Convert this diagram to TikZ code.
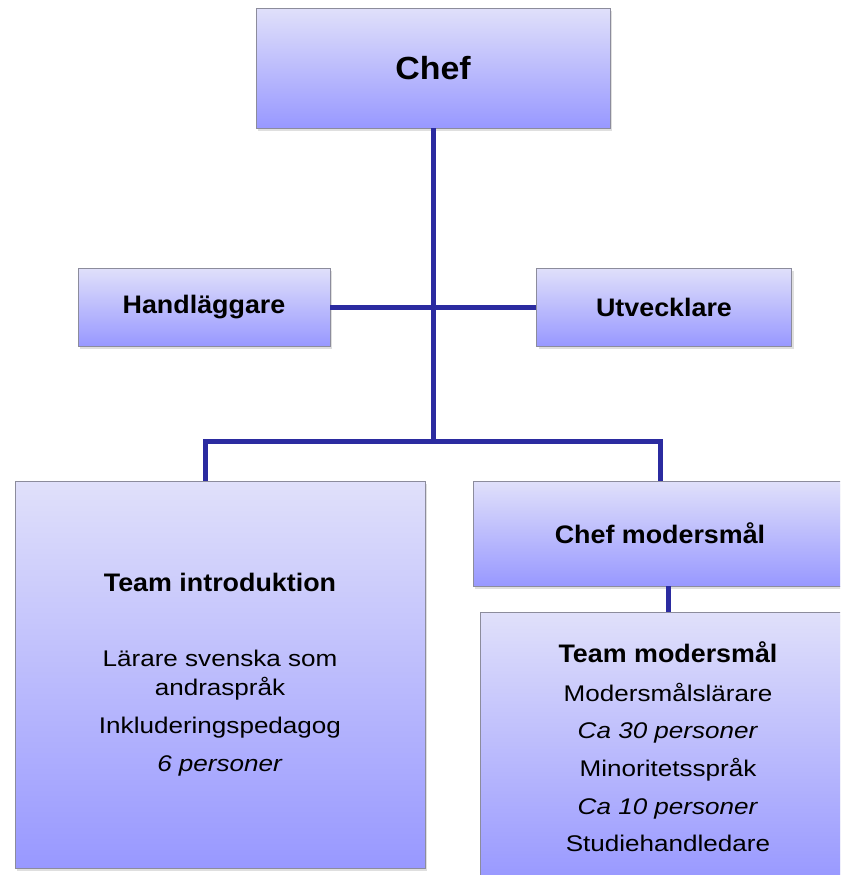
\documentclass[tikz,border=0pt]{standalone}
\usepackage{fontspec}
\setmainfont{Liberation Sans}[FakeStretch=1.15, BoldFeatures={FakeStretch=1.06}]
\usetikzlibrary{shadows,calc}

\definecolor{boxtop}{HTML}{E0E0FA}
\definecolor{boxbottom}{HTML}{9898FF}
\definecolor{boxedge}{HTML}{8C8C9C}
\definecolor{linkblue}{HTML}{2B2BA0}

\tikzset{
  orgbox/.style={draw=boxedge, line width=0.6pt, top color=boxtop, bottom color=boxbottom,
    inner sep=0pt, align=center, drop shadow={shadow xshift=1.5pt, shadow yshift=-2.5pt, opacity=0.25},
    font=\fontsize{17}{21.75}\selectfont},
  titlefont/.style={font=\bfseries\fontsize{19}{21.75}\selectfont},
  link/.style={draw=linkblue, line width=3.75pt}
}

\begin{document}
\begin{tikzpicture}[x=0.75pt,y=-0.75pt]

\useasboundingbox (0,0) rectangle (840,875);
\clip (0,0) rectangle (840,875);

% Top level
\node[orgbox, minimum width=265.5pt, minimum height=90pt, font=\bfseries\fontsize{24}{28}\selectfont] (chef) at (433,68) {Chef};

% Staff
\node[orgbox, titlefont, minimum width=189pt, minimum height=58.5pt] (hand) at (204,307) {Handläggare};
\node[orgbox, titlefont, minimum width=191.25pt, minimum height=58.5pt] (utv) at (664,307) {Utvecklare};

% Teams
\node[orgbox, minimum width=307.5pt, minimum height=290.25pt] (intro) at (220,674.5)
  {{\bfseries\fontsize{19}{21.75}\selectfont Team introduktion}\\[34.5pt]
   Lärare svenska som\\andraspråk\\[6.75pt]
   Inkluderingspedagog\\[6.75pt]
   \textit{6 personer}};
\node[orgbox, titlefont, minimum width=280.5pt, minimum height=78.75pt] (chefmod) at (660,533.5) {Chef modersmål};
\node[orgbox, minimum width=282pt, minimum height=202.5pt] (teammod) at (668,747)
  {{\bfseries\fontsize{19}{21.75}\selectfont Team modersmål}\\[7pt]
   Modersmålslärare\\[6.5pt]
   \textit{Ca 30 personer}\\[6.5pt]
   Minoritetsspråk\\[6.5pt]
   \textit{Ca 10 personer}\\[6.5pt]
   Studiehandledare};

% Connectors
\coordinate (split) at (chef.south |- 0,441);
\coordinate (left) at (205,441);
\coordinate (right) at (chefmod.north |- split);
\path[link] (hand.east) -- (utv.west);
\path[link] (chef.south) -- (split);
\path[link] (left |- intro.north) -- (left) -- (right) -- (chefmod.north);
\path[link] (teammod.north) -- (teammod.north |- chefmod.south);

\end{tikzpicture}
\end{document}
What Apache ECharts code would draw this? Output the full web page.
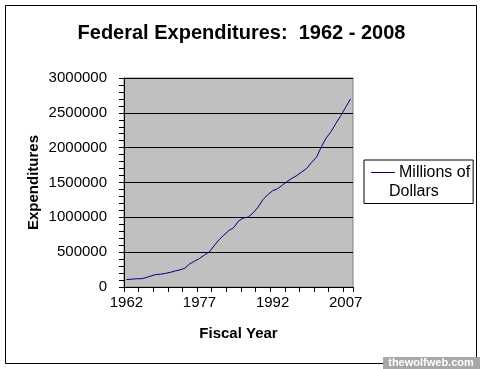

TASK GOAL -> Give back each entry exactly as it appears, with no pictures.

OUTPUT FOR THIS EXERCISE ->
Convert this diagram to TikZ code.
\documentclass[tikz,border=0pt]{standalone}
\usepackage{fontspec}
\setmainfont{Liberation Sans}[FakeStretch=1.15, BoldFeatures={FakeStretch=1.06}]
\usetikzlibrary{shadows,calc}

\definecolor{boxtop}{HTML}{E0E0FA}
\definecolor{boxbottom}{HTML}{9898FF}
\definecolor{boxedge}{HTML}{8C8C9C}
\definecolor{linkblue}{HTML}{2B2BA0}

\tikzset{
  orgbox/.style={draw=boxedge, line width=0.6pt, top color=boxtop, bottom color=boxbottom,
    inner sep=0pt, align=center, drop shadow={shadow xshift=1.5pt, shadow yshift=-2.5pt, opacity=0.25},
    font=\fontsize{17}{21.75}\selectfont},
  titlefont/.style={font=\bfseries\fontsize{19}{21.75}\selectfont},
  link/.style={draw=linkblue, line width=3.75pt}
}

\begin{document}
\begin{tikzpicture}[x=0.75pt,y=-0.75pt]

\useasboundingbox (0,0) rectangle (840,875);
\clip (0,0) rectangle (840,875);

% Top level
\node[orgbox, minimum width=265.5pt, minimum height=90pt, font=\bfseries\fontsize{24}{28}\selectfont] (chef) at (433,68) {Chef};

% Staff
\node[orgbox, titlefont, minimum width=189pt, minimum height=58.5pt] (hand) at (204,307) {Handläggare};
\node[orgbox, titlefont, minimum width=191.25pt, minimum height=58.5pt] (utv) at (664,307) {Utvecklare};

% Teams
\node[orgbox, minimum width=307.5pt, minimum height=290.25pt] (intro) at (220,674.5)
  {{\bfseries\fontsize{19}{21.75}\selectfont Team introduktion}\\[34.5pt]
   Lärare svenska som\\andraspråk\\[6.75pt]
   Inkluderingspedagog\\[6.75pt]
   \textit{6 personer}};
\node[orgbox, titlefont, minimum width=280.5pt, minimum height=78.75pt] (chefmod) at (660,533.5) {Chef modersmål};
\node[orgbox, minimum width=282pt, minimum height=202.5pt] (teammod) at (668,747)
  {{\bfseries\fontsize{19}{21.75}\selectfont Team modersmål}\\[7pt]
   Modersmålslärare\\[6.5pt]
   \textit{Ca 30 personer}\\[6.5pt]
   Minoritetsspråk\\[6.5pt]
   \textit{Ca 10 personer}\\[6.5pt]
   Studiehandledare};

% Connectors
\coordinate (split) at (chef.south |- 0,441);
\coordinate (left) at (205,441);
\coordinate (right) at (chefmod.north |- split);
\path[link] (hand.east) -- (utv.west);
\path[link] (chef.south) -- (split);
\path[link] (left |- intro.north) -- (left) -- (right) -- (chefmod.north);
\path[link] (teammod.north) -- (teammod.north |- chefmod.south);

\end{tikzpicture}
\end{document}
What Apache ECharts code would draw this? Output the full web page.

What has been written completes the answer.